### Directions for this task:
Look through the records that follow. Copy every line containing the word "diagram".
======== Supplied records
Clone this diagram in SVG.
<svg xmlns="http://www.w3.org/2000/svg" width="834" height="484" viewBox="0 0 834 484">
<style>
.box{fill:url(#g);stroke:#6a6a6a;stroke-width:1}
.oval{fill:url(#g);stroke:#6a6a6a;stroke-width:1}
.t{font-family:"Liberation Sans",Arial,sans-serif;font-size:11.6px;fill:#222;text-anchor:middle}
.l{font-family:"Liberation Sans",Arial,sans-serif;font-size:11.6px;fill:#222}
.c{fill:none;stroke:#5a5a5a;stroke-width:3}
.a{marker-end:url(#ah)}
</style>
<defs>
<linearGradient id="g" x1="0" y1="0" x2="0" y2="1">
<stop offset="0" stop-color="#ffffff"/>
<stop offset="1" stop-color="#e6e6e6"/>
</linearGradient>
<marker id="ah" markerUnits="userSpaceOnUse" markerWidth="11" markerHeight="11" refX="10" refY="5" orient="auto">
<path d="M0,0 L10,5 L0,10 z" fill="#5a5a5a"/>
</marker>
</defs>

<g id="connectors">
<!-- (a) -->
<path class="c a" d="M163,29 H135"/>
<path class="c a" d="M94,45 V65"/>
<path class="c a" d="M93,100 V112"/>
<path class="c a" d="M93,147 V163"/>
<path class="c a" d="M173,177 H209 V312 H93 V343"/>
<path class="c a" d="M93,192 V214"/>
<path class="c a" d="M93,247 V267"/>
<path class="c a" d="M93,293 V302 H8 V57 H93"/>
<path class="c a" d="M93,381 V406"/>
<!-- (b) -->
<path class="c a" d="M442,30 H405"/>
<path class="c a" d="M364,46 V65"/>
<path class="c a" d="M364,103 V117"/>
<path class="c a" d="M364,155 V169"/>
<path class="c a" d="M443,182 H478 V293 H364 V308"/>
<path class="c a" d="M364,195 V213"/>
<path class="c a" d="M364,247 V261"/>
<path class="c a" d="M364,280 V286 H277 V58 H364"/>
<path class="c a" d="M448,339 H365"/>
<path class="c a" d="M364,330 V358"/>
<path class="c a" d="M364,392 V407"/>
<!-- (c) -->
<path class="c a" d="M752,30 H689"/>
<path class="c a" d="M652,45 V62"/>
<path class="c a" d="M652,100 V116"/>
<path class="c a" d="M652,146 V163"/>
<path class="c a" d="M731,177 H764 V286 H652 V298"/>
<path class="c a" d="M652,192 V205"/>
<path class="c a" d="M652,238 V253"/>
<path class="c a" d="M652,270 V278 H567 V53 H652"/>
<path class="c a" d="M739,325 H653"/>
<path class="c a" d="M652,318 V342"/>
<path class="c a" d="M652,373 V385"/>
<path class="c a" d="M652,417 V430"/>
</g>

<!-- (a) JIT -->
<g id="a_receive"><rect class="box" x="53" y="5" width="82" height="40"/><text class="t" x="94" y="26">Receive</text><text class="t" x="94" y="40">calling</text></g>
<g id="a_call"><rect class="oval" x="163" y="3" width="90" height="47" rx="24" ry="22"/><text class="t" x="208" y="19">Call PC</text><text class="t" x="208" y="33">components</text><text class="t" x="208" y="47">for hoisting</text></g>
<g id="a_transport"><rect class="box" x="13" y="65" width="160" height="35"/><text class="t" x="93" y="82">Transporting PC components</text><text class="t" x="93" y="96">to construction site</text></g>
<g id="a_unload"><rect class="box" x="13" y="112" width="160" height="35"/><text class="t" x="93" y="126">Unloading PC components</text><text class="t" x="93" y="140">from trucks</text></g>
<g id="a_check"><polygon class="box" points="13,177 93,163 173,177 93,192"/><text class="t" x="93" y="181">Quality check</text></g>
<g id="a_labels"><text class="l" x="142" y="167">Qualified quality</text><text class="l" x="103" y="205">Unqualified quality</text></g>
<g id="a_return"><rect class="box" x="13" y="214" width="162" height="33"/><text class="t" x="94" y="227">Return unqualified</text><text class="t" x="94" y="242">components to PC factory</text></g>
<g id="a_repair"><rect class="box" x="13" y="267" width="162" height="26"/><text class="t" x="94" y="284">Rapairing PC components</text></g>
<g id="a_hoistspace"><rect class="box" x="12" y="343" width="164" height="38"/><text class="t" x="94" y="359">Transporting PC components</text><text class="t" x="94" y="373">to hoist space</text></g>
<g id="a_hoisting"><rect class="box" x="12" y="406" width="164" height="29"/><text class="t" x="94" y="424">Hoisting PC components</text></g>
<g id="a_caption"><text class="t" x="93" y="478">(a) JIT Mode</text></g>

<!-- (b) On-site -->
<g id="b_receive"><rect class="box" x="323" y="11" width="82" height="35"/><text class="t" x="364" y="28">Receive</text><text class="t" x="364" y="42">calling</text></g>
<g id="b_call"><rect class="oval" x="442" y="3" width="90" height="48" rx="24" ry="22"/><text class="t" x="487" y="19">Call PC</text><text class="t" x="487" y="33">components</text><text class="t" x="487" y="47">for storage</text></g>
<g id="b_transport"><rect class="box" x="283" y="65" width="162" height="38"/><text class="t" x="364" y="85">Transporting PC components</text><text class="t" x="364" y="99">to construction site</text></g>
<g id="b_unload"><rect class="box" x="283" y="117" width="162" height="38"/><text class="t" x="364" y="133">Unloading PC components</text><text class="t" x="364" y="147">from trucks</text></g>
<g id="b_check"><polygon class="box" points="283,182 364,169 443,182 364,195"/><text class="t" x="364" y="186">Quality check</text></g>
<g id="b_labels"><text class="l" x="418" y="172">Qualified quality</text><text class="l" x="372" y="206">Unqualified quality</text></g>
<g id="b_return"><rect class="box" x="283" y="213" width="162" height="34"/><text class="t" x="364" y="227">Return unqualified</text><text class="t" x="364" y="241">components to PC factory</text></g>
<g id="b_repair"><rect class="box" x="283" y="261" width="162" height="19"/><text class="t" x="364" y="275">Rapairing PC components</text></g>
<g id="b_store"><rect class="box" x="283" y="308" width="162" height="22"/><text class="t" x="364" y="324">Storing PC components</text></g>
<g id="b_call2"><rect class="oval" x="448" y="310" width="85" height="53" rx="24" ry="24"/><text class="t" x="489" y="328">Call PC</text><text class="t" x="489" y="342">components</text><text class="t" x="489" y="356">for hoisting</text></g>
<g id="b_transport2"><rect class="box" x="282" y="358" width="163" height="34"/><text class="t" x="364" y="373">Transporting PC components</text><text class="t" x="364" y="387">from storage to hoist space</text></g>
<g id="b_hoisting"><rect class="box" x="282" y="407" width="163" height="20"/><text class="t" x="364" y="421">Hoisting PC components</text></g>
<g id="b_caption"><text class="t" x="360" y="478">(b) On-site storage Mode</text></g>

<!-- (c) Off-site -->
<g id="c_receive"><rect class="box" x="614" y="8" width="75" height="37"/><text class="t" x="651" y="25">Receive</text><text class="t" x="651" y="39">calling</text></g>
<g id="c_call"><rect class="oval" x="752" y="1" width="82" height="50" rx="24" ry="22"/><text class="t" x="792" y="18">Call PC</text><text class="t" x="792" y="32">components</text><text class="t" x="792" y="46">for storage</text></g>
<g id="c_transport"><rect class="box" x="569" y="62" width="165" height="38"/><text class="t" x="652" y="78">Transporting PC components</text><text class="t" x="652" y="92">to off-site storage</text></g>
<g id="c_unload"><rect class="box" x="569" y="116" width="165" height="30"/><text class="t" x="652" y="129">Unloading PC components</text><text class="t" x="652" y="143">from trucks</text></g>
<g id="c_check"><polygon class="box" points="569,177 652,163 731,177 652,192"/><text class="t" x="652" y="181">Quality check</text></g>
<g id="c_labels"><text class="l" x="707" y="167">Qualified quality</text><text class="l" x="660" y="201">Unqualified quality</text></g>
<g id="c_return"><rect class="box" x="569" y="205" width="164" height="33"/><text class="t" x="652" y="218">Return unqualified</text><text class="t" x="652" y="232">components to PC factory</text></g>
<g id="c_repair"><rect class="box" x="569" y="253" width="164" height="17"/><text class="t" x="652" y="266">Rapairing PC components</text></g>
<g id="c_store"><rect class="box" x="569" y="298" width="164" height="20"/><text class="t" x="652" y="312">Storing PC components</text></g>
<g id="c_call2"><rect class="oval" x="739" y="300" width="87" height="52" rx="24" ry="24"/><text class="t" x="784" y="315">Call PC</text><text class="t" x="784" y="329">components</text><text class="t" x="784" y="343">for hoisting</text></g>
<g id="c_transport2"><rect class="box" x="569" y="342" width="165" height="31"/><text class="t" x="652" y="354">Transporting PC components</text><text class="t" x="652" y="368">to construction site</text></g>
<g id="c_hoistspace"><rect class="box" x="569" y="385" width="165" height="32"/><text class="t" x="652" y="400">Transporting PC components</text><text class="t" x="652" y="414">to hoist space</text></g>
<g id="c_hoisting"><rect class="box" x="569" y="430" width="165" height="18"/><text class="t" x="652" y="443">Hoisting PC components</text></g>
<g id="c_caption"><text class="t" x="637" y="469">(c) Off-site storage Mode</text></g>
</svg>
================
======== Supplied records
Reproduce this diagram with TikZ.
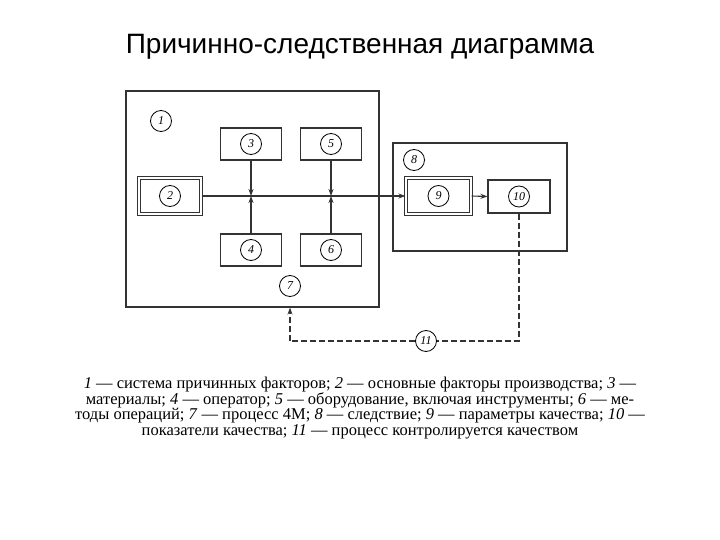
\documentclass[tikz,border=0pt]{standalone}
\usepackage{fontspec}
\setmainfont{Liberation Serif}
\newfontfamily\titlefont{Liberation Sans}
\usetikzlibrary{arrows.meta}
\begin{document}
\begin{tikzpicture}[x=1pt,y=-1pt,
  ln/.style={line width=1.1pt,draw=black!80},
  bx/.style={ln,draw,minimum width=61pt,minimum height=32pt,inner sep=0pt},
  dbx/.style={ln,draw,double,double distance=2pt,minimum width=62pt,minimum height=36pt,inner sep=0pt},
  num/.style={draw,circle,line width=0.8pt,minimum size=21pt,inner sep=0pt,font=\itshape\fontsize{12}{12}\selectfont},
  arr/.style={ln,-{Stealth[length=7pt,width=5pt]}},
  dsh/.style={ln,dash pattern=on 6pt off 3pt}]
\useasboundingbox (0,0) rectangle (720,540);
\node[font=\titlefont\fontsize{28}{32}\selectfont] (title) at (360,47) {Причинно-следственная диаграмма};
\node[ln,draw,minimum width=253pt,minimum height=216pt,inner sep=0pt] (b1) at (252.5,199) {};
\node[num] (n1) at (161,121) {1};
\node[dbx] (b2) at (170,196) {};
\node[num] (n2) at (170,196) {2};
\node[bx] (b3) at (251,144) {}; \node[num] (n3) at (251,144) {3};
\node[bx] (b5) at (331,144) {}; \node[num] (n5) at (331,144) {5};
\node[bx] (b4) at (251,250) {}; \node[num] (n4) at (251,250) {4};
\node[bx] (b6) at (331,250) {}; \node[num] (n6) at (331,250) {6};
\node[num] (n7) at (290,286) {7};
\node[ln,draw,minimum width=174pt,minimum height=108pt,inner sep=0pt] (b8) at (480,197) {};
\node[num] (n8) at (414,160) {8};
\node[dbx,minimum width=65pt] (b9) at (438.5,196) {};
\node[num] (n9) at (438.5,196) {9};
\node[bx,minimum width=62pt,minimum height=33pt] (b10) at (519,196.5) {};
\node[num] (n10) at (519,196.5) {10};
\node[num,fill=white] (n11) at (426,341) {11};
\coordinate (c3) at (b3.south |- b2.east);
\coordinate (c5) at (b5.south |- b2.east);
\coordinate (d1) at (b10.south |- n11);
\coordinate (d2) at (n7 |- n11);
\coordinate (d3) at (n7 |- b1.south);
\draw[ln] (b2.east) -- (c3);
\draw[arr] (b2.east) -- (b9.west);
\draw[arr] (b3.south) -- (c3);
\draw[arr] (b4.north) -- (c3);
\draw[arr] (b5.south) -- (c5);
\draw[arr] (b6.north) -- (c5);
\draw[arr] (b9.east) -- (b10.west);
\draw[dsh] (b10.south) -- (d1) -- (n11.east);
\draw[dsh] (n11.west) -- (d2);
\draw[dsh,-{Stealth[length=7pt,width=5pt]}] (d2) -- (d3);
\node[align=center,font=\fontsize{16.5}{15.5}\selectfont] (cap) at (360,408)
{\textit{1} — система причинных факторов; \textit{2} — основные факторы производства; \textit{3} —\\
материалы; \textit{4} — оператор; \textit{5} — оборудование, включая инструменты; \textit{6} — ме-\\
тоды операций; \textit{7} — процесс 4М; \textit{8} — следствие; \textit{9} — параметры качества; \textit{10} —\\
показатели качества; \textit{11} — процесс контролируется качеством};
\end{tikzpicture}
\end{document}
================
### Answer to this task:
Clone this diagram in SVG.
Reproduce this diagram with TikZ.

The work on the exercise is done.